* START *

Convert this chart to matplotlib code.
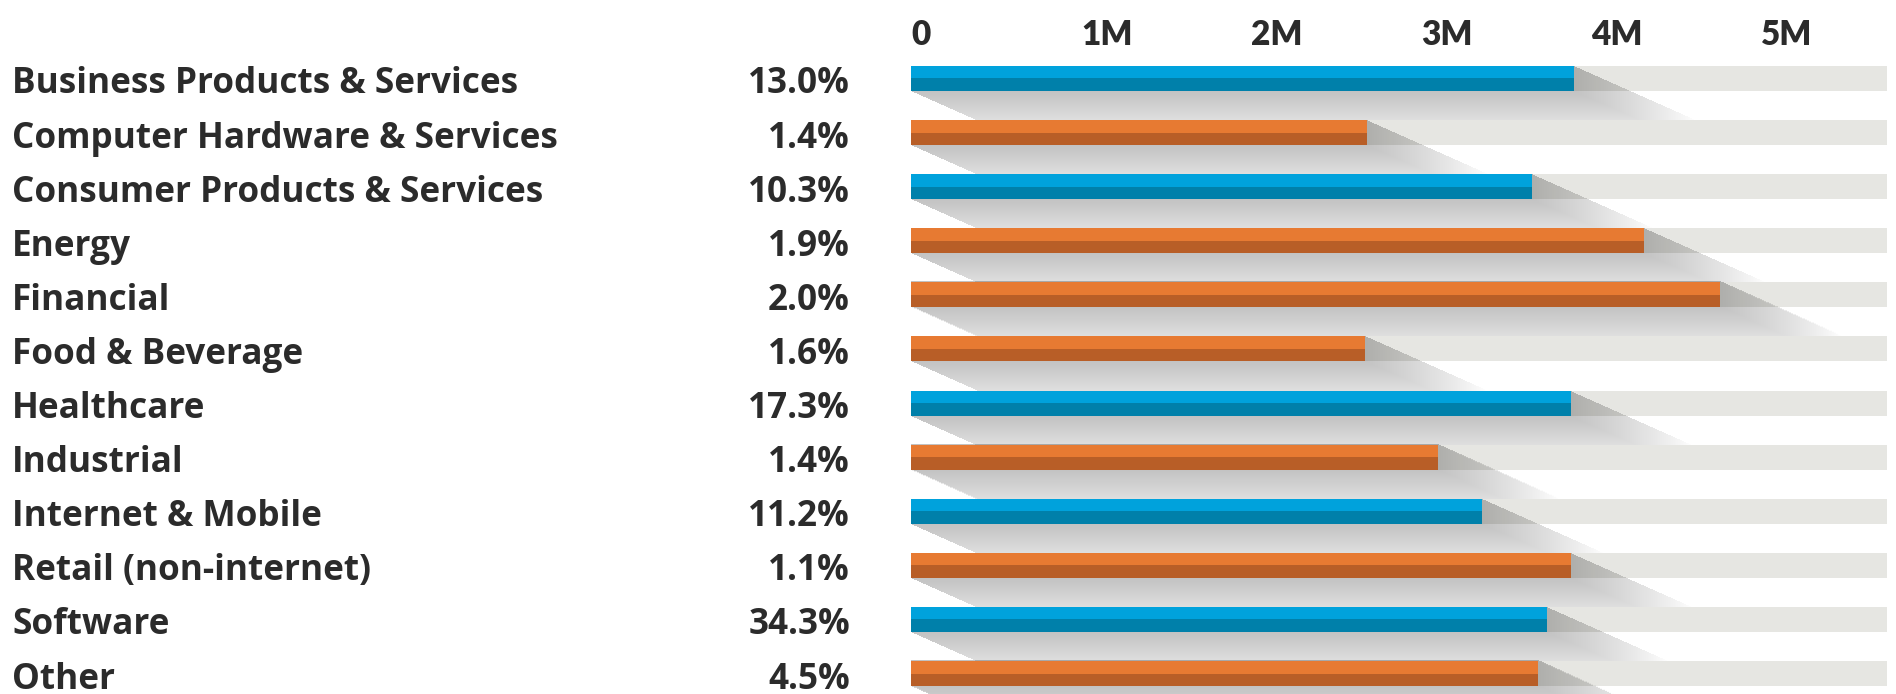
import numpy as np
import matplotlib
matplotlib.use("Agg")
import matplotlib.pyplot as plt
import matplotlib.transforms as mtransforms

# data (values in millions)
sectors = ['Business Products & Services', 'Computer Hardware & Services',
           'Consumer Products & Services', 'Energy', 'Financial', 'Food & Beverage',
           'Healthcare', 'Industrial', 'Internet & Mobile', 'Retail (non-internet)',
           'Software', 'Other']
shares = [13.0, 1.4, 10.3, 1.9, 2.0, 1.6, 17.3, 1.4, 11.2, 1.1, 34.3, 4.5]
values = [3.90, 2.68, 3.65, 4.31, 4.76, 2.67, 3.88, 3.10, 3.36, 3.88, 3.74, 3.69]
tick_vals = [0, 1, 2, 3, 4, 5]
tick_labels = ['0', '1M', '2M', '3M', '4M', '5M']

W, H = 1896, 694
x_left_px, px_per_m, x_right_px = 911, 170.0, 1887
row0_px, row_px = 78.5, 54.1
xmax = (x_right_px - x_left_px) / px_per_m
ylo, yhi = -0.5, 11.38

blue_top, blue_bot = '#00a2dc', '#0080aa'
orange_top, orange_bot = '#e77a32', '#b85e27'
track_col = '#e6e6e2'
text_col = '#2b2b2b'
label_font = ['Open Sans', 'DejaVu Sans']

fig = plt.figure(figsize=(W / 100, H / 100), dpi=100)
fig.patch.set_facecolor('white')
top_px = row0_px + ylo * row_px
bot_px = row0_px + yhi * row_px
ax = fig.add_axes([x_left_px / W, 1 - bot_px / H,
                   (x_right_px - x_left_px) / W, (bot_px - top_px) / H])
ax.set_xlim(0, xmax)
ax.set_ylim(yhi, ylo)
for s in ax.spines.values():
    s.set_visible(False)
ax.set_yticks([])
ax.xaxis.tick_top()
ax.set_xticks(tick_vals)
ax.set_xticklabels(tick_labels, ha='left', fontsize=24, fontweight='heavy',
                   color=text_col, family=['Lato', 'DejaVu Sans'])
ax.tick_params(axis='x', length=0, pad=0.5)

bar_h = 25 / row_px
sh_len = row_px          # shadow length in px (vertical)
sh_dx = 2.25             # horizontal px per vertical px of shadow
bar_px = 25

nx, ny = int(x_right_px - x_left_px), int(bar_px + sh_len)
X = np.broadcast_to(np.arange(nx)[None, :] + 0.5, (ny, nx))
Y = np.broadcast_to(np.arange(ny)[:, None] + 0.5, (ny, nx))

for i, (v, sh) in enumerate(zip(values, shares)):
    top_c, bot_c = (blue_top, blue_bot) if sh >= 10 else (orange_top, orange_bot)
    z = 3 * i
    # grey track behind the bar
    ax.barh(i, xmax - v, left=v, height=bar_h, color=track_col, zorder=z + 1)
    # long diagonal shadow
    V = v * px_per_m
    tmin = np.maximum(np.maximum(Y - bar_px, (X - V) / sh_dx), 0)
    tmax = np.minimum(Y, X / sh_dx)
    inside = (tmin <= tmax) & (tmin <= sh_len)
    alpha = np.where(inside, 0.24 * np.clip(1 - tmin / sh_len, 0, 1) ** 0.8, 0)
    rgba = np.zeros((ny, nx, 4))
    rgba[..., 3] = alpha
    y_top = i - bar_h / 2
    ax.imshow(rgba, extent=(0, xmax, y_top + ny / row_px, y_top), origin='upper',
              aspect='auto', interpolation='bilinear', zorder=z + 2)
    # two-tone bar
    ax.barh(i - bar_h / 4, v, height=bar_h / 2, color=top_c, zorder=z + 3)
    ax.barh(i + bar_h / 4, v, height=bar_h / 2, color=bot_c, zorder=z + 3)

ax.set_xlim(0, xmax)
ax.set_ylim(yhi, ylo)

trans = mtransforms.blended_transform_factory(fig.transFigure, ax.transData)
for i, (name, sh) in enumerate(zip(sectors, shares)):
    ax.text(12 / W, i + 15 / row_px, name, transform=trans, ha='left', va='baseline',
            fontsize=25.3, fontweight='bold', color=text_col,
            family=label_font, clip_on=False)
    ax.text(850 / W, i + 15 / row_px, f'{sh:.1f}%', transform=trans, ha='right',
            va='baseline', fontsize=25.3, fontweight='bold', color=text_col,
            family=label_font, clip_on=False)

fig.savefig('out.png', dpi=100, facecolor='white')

* END *

## WHAT IS REQUIRED
With the pictures left out, restate word for word every line of the data above, from the first down to the line that contains "import matplotlib.transforms as mtransforms".

## RESPONSE FOR THIS EXERCISE
Convert this chart to matplotlib code.
import numpy as np
import matplotlib
matplotlib.use("Agg")
import matplotlib.pyplot as plt
import matplotlib.transforms as mtransforms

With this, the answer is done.